Dedicado à amiga B. Monteiro.
O Tempo é a mortalha do Mundo
e do Homem.
Tem
a palavra mortalha duas díspares accepções que são as seguintes: lençol que
envolve os cadáveres e pedaço de papel onde se há de enrolar tabaco para sua
posterior consumpção. O prudente philólogo achará fácil approximação entre
estes dois significados pois, ao lembrar-se dos muitos damnos que a americana planta
causa à saúde humana, não hesitará em affirmar que uma mortalha leva à outra,
contendo a primeira a causa e a segunda a consequência, id est a Morte. Porém, é já por mais ínvios accessos que se chega à
comprehensão da subtilíssima virtude allegórica que a mortalha encerra, que é a
de representar o Tempo. Ora também o Tempo serve para envolver, scilicet o Mundo e o Homem, e tal como
há duas distinctas mortalhas, assim também o Tempo servirá para duas cousas:
assignalar a mudança, como a mortalha do defuncto, e servir como recipiente que
dá forma, como a mortalha do tabaco.
Que
o Tempo envolve o Mundo, como a mortalha envolve o defuncto, fàcilmente se
comprehende, pois do Mundo o que mais se vê é mudança.
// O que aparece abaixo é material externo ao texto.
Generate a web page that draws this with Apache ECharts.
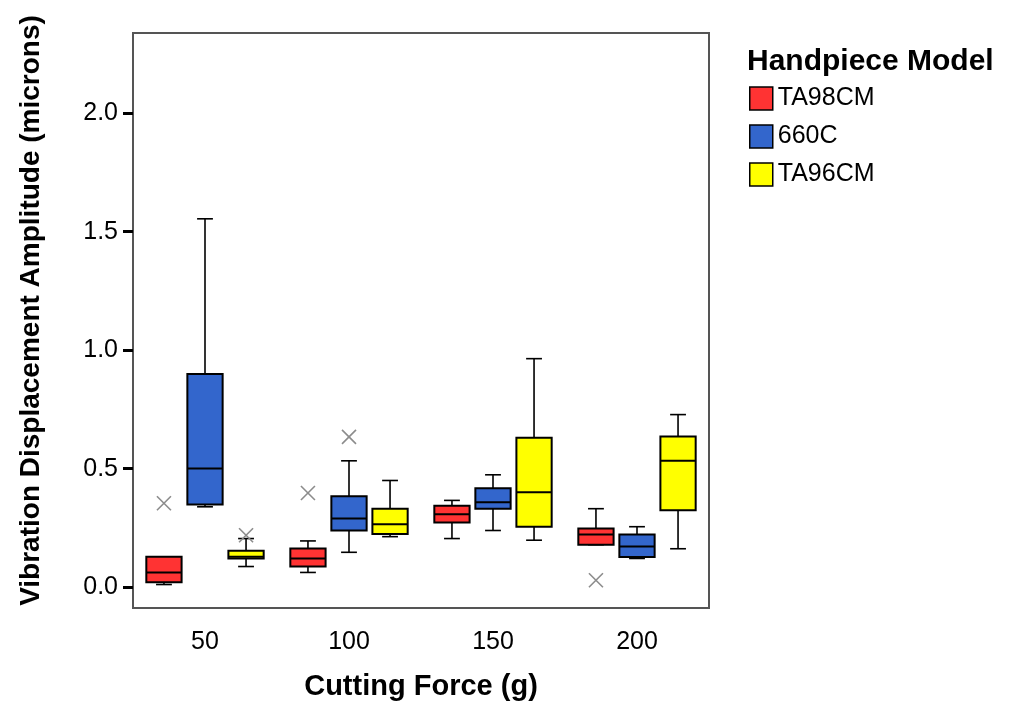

Ora a mortalha, n'este
caso, representa duas mudanças: uma inútil, que é a de se gastar panno em cousa
putrefacienda; outra desditosa, que é de se estar vivo e passar-se a morto. De
igual modo no Mundo: faz o Tempo girar as estações e isto inutilmente, pois de
anno a anno estamos na mesma; e se alguma mudança há das que não são rotundas,
é para differente, mas pior. Estas
duas espécies de mudança estão também ellas patentes no Homem, sendo mudança
inútil tudo o que faz o Ser desde a contingência do nascimento até ao capítulo
da morte, que é para o Homem a segunda, desditosa e derradeira mudança.
Que
o Tempo envolve o Mundo e o Homem, como a mortalha envolve o tabaco, bem o
entenderá o conhecedor da mais básica Philosophia pois, estando em relação de
interdependência a matéria e o tempo, se este último não existisse ficava assim
o Mundo e o Homem como tabaco picado espalhado no Caos Primordial. Se tal
acontecesse, tal como alguém de tabaco sem mortalhas nada pode fazer, assim
ficaria o Creador em grande abhorrimento perante a desabrida condição em que estaria
a sua Creação diffusa.
Tendes
pois visto os diversos effeitos que tem o Tempo no Mundo e no Homem, que são os
que as mortalhas também têm em suas applicações, quod erat demonstrandum.